Source material:
— BEGIN —
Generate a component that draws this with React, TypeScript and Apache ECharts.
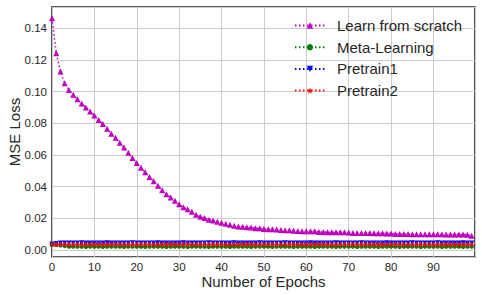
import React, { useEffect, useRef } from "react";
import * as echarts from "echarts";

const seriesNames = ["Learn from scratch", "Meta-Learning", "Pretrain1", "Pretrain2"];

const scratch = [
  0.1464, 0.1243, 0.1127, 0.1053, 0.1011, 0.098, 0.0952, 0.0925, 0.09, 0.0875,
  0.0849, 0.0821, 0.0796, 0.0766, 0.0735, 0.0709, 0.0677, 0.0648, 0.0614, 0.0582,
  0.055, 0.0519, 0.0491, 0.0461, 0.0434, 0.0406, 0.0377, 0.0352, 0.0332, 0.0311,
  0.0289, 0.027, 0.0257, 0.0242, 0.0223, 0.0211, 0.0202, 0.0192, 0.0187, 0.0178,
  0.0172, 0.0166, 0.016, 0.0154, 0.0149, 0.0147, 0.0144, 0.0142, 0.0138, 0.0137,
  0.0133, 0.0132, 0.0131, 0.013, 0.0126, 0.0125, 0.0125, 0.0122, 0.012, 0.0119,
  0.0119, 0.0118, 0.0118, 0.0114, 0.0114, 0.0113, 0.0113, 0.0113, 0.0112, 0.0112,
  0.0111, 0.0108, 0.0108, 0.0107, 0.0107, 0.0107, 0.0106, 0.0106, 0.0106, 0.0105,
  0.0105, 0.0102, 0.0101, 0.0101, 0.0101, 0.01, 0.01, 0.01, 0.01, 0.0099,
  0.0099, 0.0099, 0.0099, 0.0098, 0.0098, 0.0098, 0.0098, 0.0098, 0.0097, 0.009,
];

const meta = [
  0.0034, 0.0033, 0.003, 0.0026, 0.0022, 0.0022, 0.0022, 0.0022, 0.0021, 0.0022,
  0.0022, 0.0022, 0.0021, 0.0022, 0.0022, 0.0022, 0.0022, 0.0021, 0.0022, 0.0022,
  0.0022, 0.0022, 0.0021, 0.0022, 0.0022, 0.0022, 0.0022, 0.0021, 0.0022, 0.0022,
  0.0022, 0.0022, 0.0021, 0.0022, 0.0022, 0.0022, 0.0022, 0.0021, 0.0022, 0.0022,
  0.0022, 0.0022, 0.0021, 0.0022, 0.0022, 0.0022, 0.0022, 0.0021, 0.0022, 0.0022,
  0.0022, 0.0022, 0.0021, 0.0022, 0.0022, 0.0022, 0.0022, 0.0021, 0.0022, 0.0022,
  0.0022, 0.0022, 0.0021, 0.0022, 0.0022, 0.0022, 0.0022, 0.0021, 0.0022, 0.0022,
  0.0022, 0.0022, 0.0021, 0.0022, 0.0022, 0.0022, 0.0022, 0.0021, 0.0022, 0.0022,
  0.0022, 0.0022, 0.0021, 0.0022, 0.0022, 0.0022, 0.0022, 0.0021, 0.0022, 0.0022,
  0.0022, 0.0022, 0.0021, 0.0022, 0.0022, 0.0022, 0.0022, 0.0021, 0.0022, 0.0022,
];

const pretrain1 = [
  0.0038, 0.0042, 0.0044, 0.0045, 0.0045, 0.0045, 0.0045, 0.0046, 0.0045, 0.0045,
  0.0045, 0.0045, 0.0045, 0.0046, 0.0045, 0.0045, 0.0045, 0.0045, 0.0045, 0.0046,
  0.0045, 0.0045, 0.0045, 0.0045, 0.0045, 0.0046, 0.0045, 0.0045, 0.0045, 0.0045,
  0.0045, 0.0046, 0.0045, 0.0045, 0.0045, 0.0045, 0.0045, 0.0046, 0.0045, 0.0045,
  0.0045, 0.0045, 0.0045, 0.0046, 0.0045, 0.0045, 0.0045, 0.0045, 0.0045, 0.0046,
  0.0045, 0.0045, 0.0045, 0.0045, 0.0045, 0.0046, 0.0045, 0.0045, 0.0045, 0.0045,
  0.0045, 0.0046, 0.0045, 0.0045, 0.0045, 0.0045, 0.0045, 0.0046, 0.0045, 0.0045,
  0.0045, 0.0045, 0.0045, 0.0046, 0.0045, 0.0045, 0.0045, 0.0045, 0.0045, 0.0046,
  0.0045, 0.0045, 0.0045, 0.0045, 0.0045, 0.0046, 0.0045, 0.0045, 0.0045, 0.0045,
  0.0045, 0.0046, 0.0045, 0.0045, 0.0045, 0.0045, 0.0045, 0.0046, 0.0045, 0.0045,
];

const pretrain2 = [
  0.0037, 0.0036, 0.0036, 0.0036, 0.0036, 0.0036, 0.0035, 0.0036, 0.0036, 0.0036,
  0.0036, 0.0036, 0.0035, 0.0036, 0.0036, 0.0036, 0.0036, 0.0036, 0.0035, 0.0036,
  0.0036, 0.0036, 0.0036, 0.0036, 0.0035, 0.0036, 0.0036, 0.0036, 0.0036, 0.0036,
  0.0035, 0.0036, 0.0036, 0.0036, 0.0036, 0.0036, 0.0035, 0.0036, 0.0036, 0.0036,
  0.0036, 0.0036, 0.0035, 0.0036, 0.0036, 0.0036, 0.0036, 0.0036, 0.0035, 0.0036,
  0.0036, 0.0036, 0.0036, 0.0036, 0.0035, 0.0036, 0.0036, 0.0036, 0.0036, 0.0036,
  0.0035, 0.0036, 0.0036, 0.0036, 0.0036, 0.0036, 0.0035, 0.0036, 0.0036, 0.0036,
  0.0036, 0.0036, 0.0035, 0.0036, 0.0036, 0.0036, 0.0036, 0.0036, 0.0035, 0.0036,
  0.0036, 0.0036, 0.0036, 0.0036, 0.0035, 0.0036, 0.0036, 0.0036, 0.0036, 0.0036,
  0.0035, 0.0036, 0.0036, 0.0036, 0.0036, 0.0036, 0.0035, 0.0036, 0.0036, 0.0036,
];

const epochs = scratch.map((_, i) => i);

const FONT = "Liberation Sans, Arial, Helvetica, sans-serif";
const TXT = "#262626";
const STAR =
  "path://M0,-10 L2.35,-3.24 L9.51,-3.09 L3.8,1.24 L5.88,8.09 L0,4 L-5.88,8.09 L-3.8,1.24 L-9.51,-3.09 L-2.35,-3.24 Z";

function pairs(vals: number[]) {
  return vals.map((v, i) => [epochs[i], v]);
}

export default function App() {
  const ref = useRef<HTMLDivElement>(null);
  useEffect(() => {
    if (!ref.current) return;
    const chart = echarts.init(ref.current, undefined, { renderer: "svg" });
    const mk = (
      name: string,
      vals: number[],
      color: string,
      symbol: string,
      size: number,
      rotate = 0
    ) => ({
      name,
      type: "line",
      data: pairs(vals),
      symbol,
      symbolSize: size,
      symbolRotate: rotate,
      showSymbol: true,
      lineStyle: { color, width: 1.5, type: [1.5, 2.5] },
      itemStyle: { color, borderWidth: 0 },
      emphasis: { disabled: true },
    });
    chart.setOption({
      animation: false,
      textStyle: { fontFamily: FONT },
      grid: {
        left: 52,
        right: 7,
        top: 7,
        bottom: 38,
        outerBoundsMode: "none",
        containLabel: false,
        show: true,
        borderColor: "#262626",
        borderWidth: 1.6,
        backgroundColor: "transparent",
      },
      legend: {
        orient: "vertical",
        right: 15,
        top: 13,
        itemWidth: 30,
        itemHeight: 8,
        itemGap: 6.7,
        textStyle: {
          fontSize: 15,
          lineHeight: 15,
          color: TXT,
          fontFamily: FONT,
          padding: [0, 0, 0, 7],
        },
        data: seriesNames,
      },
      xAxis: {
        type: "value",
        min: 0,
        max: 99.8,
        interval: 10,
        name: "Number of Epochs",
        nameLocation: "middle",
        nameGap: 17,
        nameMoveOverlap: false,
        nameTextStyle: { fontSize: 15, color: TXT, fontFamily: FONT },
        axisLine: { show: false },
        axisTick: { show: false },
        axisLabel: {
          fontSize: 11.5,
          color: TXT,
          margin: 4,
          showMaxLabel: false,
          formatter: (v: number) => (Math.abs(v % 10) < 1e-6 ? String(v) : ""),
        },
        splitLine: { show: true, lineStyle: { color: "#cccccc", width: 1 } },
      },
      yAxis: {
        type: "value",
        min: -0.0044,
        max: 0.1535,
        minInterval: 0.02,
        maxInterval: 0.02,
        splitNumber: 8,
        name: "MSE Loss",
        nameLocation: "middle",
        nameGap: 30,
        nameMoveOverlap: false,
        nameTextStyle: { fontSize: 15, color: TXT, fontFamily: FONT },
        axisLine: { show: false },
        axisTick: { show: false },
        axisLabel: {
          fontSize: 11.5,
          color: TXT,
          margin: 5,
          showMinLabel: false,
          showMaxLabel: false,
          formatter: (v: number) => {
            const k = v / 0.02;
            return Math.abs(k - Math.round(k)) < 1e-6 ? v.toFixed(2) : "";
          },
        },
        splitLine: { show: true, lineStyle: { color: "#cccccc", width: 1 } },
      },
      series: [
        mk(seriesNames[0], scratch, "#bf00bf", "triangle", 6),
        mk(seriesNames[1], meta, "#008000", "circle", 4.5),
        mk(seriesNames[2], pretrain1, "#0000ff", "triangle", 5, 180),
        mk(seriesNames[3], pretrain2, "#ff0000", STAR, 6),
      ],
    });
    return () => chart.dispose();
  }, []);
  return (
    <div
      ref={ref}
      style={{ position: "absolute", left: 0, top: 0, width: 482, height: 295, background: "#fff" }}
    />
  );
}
— END —
Exercise description:
Using the listing above, show each line holding the string "React".

Solution to this task:
Generate a component that draws this with React, TypeScript and Apache ECharts.
import React, { useEffect, useRef } from "react";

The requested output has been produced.